The key to getting them off to a good start is a compost enriched soil and regular deep watering through the first summer. A climate shelter is of good value for mango, avocado and lychee. This consists of a shade cloth screen pinned to 4 tomato stakes arranged in a square with a metre between stakes. This can be removed going into the second summer.

Two questions seem to arise whenever I suggest planting trees in suburban areas. How can I fit these into my garden, which is today pretty tiny, and how to control Mediterranean fruit fly, the scourge of all fruit growers in WA.
Dwarf varieties are one option to keep size under control. Another is close planting, instead of say a 6 metre spacing between trees, bung them in a metre apart and let them compete for resources. Hard pruning after fruiting is another controlling method. Containing the root system in a pot has a dramatic effect on the eventual size of a tree.

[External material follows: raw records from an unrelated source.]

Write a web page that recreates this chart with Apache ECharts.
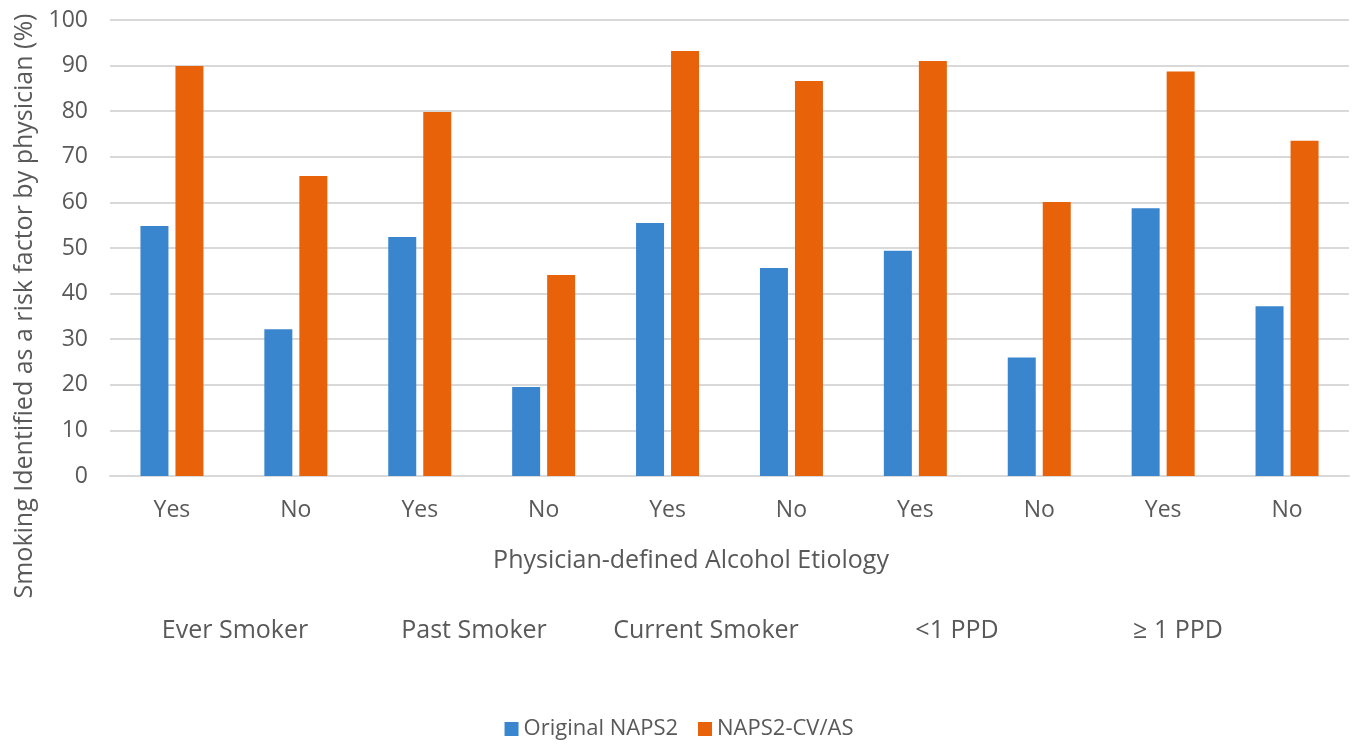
<!DOCTYPE html>
<html><head><meta charset="utf-8">
<script src="https://cdn.jsdelivr.net/npm/echarts@6/dist/echarts.min.js"></script>
<style>html,body{margin:0;padding:0;background:#fff}#c{width:1358px;height:745px}</style>
</head><body><div id="c"></div>
<script>
const categories = ["Yes","No","Yes","No","Yes","No","Yes","No","Yes","No"];
const groupLabels = ["Ever Smoker","Past Smoker","Current Smoker","<1 PPD","\u2265 1 PPD"];
const originalNAPS2 = [54.8, 32.2, 52.4, 19.5, 55.5, 45.6, 49.4, 26.0, 58.7, 37.2];
const naps2CVAS = [89.9, 65.8, 79.8, 44.1, 93.2, 86.6, 91.0, 60.1, 88.7, 73.5];
const yTicks = [0,10,20,30,40,50,60,70,80,90,100];

const FONT = '"Open Sans", sans-serif';
const TXT = '#595959';
const groupX = [235, 474, 706, 957, 1178];

const chart = echarts.init(document.getElementById('c'));
chart.setOption({
  animation: false,
  backgroundColor: '#fff',
  textStyle: {fontFamily: FONT},
  grid: {left: 110, right: 9, top: 20, bottom: 269},
  xAxis: {
    type: 'category', data: categories,
    axisLine: {lineStyle: {color: '#d9d9d9', width: 2}},
    axisTick: {show: false},
    axisLabel: {color: TXT, fontSize: 23, margin: 23, fontFamily: FONT}
  },
  yAxis: {
    type: 'value', min: 0, max: 100, interval: 10,
    axisLine: {show: false}, axisTick: {show: false},
    splitLine: {lineStyle: {color: '#d9d9d9', width: 2}},
    axisLabel: {color: TXT, fontSize: 23, margin: 22, fontFamily: FONT}
  },
  legend: {
    bottom: 0, left: 'center', itemWidth: 14, itemHeight: 14, itemGap: 20,
    icon: 'rect',
    textStyle: {color: TXT, fontSize: 22, fontFamily: FONT},
    data: ['Original NAPS2', 'NAPS2-CV/AS']
  },
  series: [
    {name: 'Original NAPS2', type: 'bar', data: originalNAPS2, barWidth: 28, barGap: '25%',
     itemStyle: {color: '#3A86CE'}},
    {name: 'NAPS2-CV/AS', type: 'bar', data: naps2CVAS, barWidth: 28,
     itemStyle: {color: '#E8620A'}}
  ],
  graphic: [
    {type: 'text', x: 25, y: 306, rotation: Math.PI/2, style: {
      text: 'Smoking Identified as a risk factor by physician (%)', fill: TXT,
      font: '25px ' + FONT, textAlign: 'center', textVerticalAlign: 'middle'}},
    {type: 'text', x: 691, y: 561, style: {
      text: 'Physician-defined Alcohol Etiology', fill: TXT,
      font: '25px ' + FONT, textAlign: 'center', textVerticalAlign: 'middle'}}
  ].concat(groupLabels.map((g, i) => ({type: 'text', x: groupX[i], y: 631, style: {
      text: g, fill: TXT, font: '25px ' + FONT, textAlign: 'center', textVerticalAlign: 'middle'}})))
});
</script></body></html>
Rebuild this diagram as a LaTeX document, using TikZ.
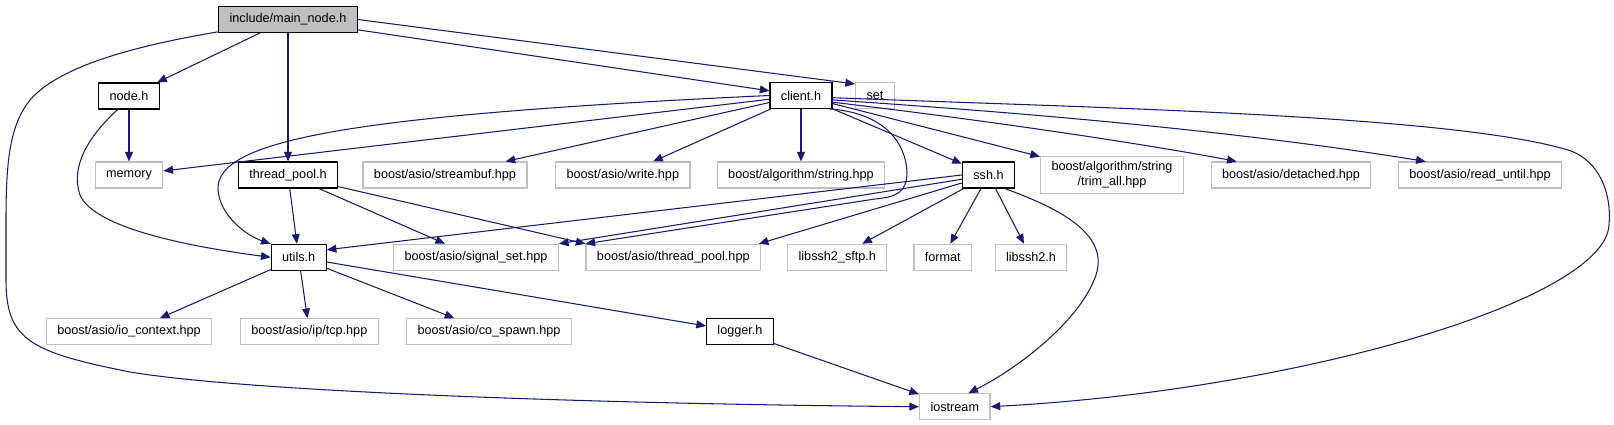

In a practical sense it means you are treating the tree as a bonsai. Training as an espalier can also reduce the room taken by a tree.

Another benefit of growing smaller trees is that these can be covered more easily with an exclusion net at the time of fly activity, to keep the blighters away from your fruit. I have successfully protected Aztec fruit and plums here at home with a shade-cloth net. It also keeps birds from damaging fruit at the same time. Another method I have used with success is to bag the fruit in double lined paper sandwich bags, with a twist-tie to seal off the stem end. These, amazingly, will resist breakdown from rain or irrigation and need only be applied when fruit is near full size but still very green.